Rows from a dataset of charts and code:
□ □ □ □ □ □ □
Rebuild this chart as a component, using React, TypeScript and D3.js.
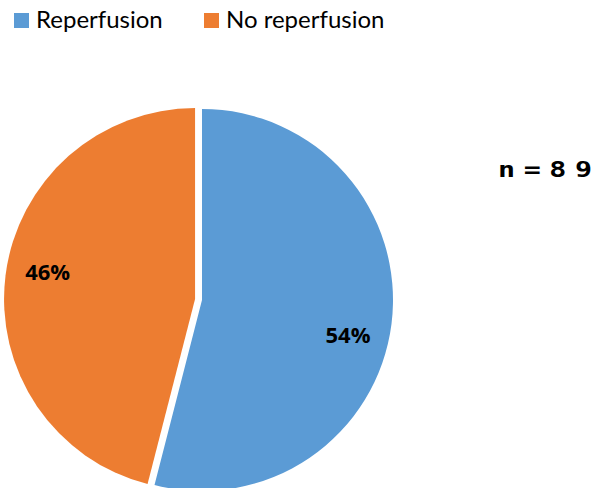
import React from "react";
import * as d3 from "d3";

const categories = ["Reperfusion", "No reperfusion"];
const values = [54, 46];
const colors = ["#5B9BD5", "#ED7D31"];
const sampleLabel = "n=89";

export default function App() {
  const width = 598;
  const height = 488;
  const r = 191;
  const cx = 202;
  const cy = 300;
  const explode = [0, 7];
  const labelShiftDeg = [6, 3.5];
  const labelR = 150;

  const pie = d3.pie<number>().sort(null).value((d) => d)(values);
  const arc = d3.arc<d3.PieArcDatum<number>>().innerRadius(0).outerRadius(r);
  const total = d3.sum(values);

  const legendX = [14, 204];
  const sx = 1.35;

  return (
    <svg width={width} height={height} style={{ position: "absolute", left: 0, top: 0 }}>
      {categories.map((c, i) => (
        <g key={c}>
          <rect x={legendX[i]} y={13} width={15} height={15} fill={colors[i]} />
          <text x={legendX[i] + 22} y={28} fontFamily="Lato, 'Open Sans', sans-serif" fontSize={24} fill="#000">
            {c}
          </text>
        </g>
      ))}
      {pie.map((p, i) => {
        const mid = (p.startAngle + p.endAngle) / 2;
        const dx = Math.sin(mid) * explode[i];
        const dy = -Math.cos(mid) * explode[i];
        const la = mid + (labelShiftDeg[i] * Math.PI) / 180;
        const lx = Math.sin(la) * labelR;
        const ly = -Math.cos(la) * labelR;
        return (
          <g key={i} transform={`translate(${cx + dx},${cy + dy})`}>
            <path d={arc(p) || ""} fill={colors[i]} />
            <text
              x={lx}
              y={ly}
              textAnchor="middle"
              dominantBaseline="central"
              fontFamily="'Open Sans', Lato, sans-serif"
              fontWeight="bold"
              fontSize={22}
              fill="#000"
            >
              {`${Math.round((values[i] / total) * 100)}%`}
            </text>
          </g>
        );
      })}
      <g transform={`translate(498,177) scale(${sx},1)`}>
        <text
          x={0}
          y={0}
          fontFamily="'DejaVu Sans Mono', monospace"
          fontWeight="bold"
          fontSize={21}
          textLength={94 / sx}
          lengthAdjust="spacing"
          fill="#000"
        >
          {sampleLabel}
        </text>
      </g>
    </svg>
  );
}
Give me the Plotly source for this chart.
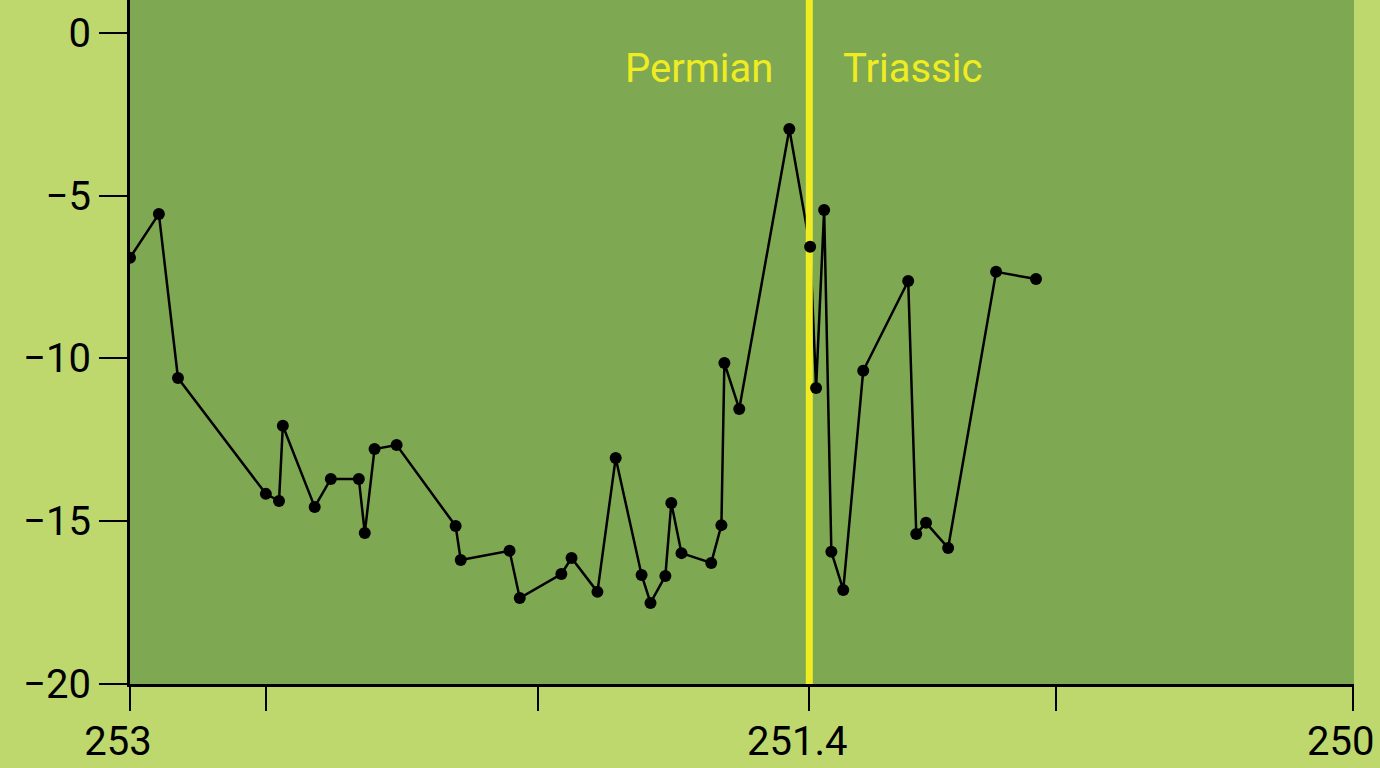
□ □ □ □ □ □ □
● Work to complete
All of the material above should be reproduced exactly, except the pictures.

● Response
Rebuild this chart as a component, using React, TypeScript and D3.js.
import React from "react";
import * as d3 from "d3";

const categories = ["Reperfusion", "No reperfusion"];
const values = [54, 46];
const colors = ["#5B9BD5", "#ED7D31"];
const sampleLabel = "n=89";

export default function App() {
  const width = 598;
  const height = 488;
  const r = 191;
  const cx = 202;
  const cy = 300;
  const explode = [0, 7];
  const labelShiftDeg = [6, 3.5];
  const labelR = 150;

  const pie = d3.pie<number>().sort(null).value((d) => d)(values);
  const arc = d3.arc<d3.PieArcDatum<number>>().innerRadius(0).outerRadius(r);
  const total = d3.sum(values);

  const legendX = [14, 204];
  const sx = 1.35;

  return (
    <svg width={width} height={height} style={{ position: "absolute", left: 0, top: 0 }}>
      {categories.map((c, i) => (
        <g key={c}>
          <rect x={legendX[i]} y={13} width={15} height={15} fill={colors[i]} />
          <text x={legendX[i] + 22} y={28} fontFamily="Lato, 'Open Sans', sans-serif" fontSize={24} fill="#000">
            {c}
          </text>
        </g>
      ))}
      {pie.map((p, i) => {
        const mid = (p.startAngle + p.endAngle) / 2;
        const dx = Math.sin(mid) * explode[i];
        const dy = -Math.cos(mid) * explode[i];
        const la = mid + (labelShiftDeg[i] * Math.PI) / 180;
        const lx = Math.sin(la) * labelR;
        const ly = -Math.cos(la) * labelR;
        return (
          <g key={i} transform={`translate(${cx + dx},${cy + dy})`}>
            <path d={arc(p) || ""} fill={colors[i]} />
            <text
              x={lx}
              y={ly}
              textAnchor="middle"
              dominantBaseline="central"
              fontFamily="'Open Sans', Lato, sans-serif"
              fontWeight="bold"
              fontSize={22}
              fill="#000"
            >
              {`${Math.round((values[i] / total) * 100)}%`}
            </text>
          </g>
        );
      })}
      <g transform={`translate(498,177) scale(${sx},1)`}>
        <text
          x={0}
          y={0}
          fontFamily="'DejaVu Sans Mono', monospace"
          fontWeight="bold"
          fontSize={21}
          textLength={94 / sx}
          lengthAdjust="spacing"
          fill="#000"
        >
          {sampleLabel}
        </text>
      </g>
    </svg>
  );
}
Give me the Plotly source for this chart.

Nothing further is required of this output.